While in theory the Domain Name System (DNS) supports arbitrary sequences of octets in domain name labels, the DNS standards strongly recommend the use of the LDH subset of ASCII conventionally used for host names, and require that string comparisons between DNS domain names be done case-insensitively assuming ASCII. The Punycode syntax is a method of encoding strings containing Unicode characters, such as internationalized domain names (IDNA), into the LDH subset of ASCII favored by DNS. It is specified in IETF Request for Comments 3492.

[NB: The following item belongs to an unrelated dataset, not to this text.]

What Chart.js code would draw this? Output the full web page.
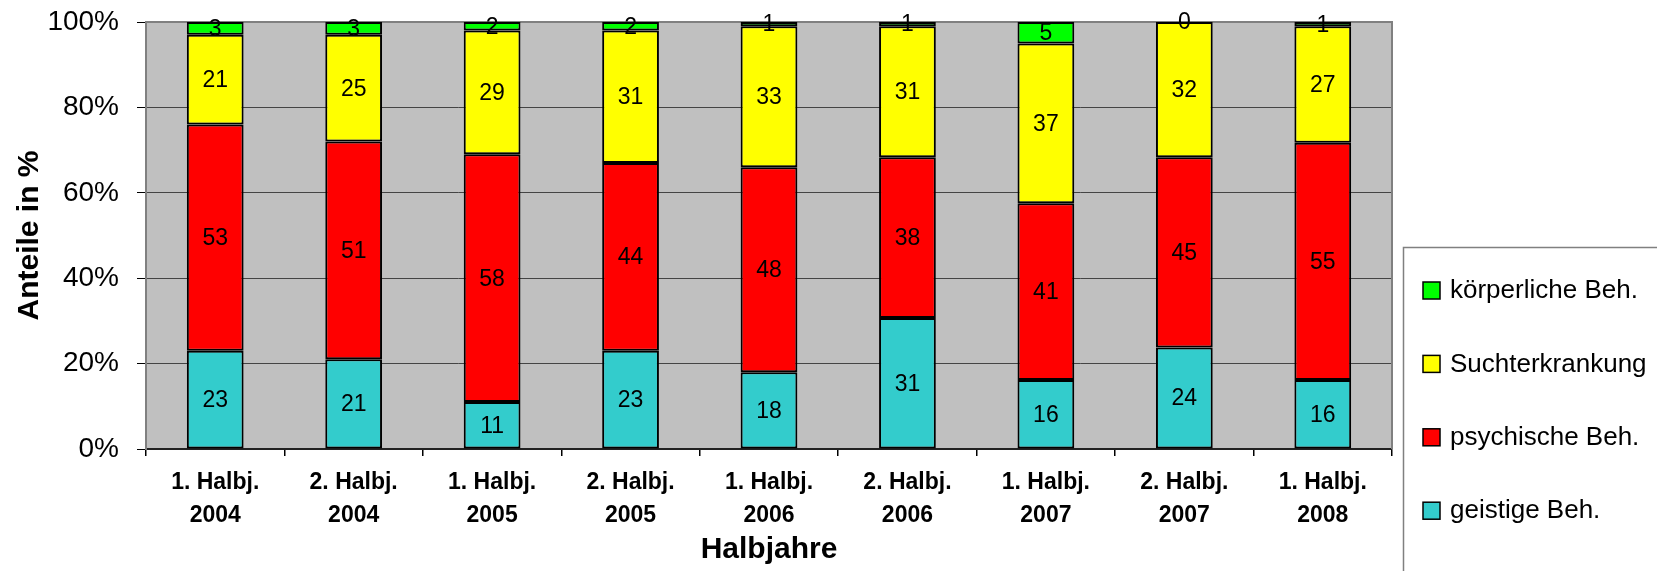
<!DOCTYPE html>
<html>
<head>
<meta charset="utf-8">
<script src="https://cdn.jsdelivr.net/npm/chart.js@4/dist/chart.umd.min.js"></script>
<style>
  body { margin: 0; background: #fff; }
  canvas { display: block; }
</style>
</head>
<body>
<canvas id="chart" width="1657" height="571"></canvas>
<script>
const categories = [
  ['1. Halbj.', '2004'], ['2. Halbj.', '2004'],
  ['1. Halbj.', '2005'], ['2. Halbj.', '2005'],
  ['1. Halbj.', '2006'], ['2. Halbj.', '2006'],
  ['1. Halbj.', '2007'], ['2. Halbj.', '2007'],
  ['1. Halbj.', '2008']
];
const geistige = [23, 21, 11, 23, 18, 31, 16, 24, 16];
const psychische = [53, 51, 58, 44, 48, 38, 41, 45, 55];
const sucht = [21, 25, 29, 31, 33, 31, 37, 32, 27];
const koerperliche = [3, 3, 2, 2, 1, 1, 5, 0, 1];
const yTicks = [0, 20, 40, 60, 80, 100];

const FONT = '"Liberation Sans", Arial, sans-serif';

const series = [
  { label: 'geistige Beh.', values: geistige, color: '#33CCCC' },
  { label: 'psychische Beh.', values: psychische, color: '#FF0000' },
  { label: 'Suchterkrankung', values: sucht, color: '#FFFF00' },
  { label: 'körperliche Beh.', values: koerperliche, color: '#00FF00' }
];

// 100% stacked: each column is scaled to its total
const totals = categories.map((c, i) => series.reduce((s, d) => s + d.values[i], 0));

const datasets = series.map(s => ({
  label: s.label,
  data: s.values.map((v, i) => v / totals[i] * 100),
  raw: s.values,
  backgroundColor: s.color,
  borderColor: '#000',
  borderWidth: 2,
  borderSkipped: false,
  barPercentage: 0.41,
  categoryPercentage: 1
}));

const plotFrame = {
  id: 'plotFrame',
  beforeDraw(chart) {
    const { ctx, chartArea: a } = chart;
    ctx.save();
    ctx.fillStyle = '#C0C0C0';
    ctx.fillRect(a.left, a.top, a.right - a.left, a.bottom - a.top);
    ctx.restore();
  },
  beforeDatasetsDraw(chart) {
    const { ctx, chartArea: a } = chart;
    ctx.save();
    ctx.strokeStyle = '#808080';
    ctx.lineWidth = 2;
    ctx.beginPath();
    ctx.moveTo(a.left, a.top);
    ctx.lineTo(a.right, a.top);
    ctx.lineTo(a.right, a.bottom);
    ctx.stroke();
    ctx.restore();
  }
};

const valueLabels = {
  id: 'valueLabels',
  afterDatasetsDraw(chart) {
    const { ctx } = chart;
    ctx.save();
    ctx.font = '23px ' + FONT;
    ctx.fillStyle = '#000';
    ctx.textAlign = 'center';
    ctx.textBaseline = 'middle';
    chart.data.datasets.forEach((ds, di) => {
      chart.getDatasetMeta(di).data.forEach((bar, i) => {
        const { x, y, base } = bar.getProps(['x', 'y', 'base'], true);
        ctx.fillText(String(ds.raw[i]), x, (y + base) / 2 + 1);
      });
    });
    ctx.restore();
  }
};

const boxLegend = {
  id: 'boxLegend',
  afterDraw(chart) {
    const { ctx } = chart;
    const left = 1403, top = 247;
    ctx.save();
    ctx.fillStyle = '#fff';
    ctx.strokeStyle = '#808080';
    ctx.lineWidth = 1.5;
    ctx.fillRect(left, top, 400, 400);
    ctx.strokeRect(left + 0.5, top + 0.5, 400, 400);
    ctx.font = '26px ' + FONT;
    ctx.textBaseline = 'middle';
    const items = chart.data.datasets.slice().reverse();
    items.forEach((ds, i) => {
      const cy = 290 + i * 73.4;
      ctx.fillStyle = ds.backgroundColor;
      ctx.fillRect(1423, cy - 8, 17, 17);
      ctx.strokeStyle = '#000';
      ctx.lineWidth = 1.5;
      ctx.strokeRect(1423, cy - 8, 17, 17);
      ctx.fillStyle = '#000';
      ctx.fillText(ds.label, 1450, cy + 1);
    });
    ctx.restore();
  }
};

new Chart(document.getElementById('chart'), {
  type: 'bar',
  data: { labels: categories, datasets },
  options: {
    responsive: false,
    animation: false,
    layout: { padding: { left: 0, top: 22, right: 265, bottom: 0 } },
    plugins: { legend: { display: false }, tooltip: { enabled: false } },
    scales: {
      x: {
        stacked: true,
        grid: {
          offset: true,
          drawOnChartArea: false,
          drawTicks: true,
          tickLength: 7,
          color: '#000',
          lineWidth: 1.5
        },
        border: { color: '#222', width: 2 },
        ticks: {
          color: '#000',
          padding: 11,
          maxRotation: 0,
          autoSkip: false,
          font: { family: FONT, size: 23, weight: 'bold', lineHeight: 1.4 }
        },
        title: {
          display: true,
          text: 'Halbjahre',
          color: '#000',
          font: { family: FONT, size: 30, weight: 'bold', lineHeight: 1.2 },
          padding: { top: 0, bottom: 3 }
        },
        afterFit(scale) { scale.height = 122; }
      },
      y: {
        stacked: true,
        min: 0,
        max: 100,
        afterBuildTicks(scale) { scale.ticks = yTicks.map(v => ({ value: v })); },
        grid: {
          color: '#444',
          lineWidth: 1,
          tickLength: 9,
          tickColor: '#000'
        },
        border: { color: '#808080', width: 2 },
        ticks: {
          color: '#000',
          padding: 18,
          font: { family: FONT, size: 28 },
          callback: v => v + '%'
        },
        title: {
          display: true,
          text: 'Anteile in %',
          color: '#000',
          font: { family: FONT, size: 30, weight: 'bold', lineHeight: 1.2 },
          padding: { top: 12, bottom: 0 }
        },
        afterFit(scale) {
          scale.width = 146;
          // keep the tick-label padding from pushing the plot down
          scale.paddingTop = 0;
          scale.paddingBottom = 0;
        }
      }
    }
  },
  plugins: [plotFrame, valueLabels, boxLegend]
});
</script>
</body>
</html>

As stated in RFC 3492, "Punycode is an instance of a more general algorithm called Bootstring, which allows strings composed from a small set of "basic" code points to uniquely represent any string of code points drawn from a larger set." Punycode is Bootstring with particular parameter values appropriate for the encoding of labels in the IDNA framework. This section demonstrates the procedure for Punycode encoding, using the example of the string "bücher" (German for books), which is translated into the label "bcher-kva".
First, all basic ASCII characters in the string are copied from input to output, skipping over any other characters. For example, "bücher" is copied to "bcher". If any characters were copied, an ASCII hyphen is added to the output next (e.g., "bücher" → "bcher-"). Since it is a basic character, the ASCII hyphen may itself appear in the string before this additional character. However, the additional ASCII hyphen does not cause any ambiguity as no later part of the encoding process can introduce another ASCII hyphen; the last ASCII hyphen, if any, signifies the end of the basic characters.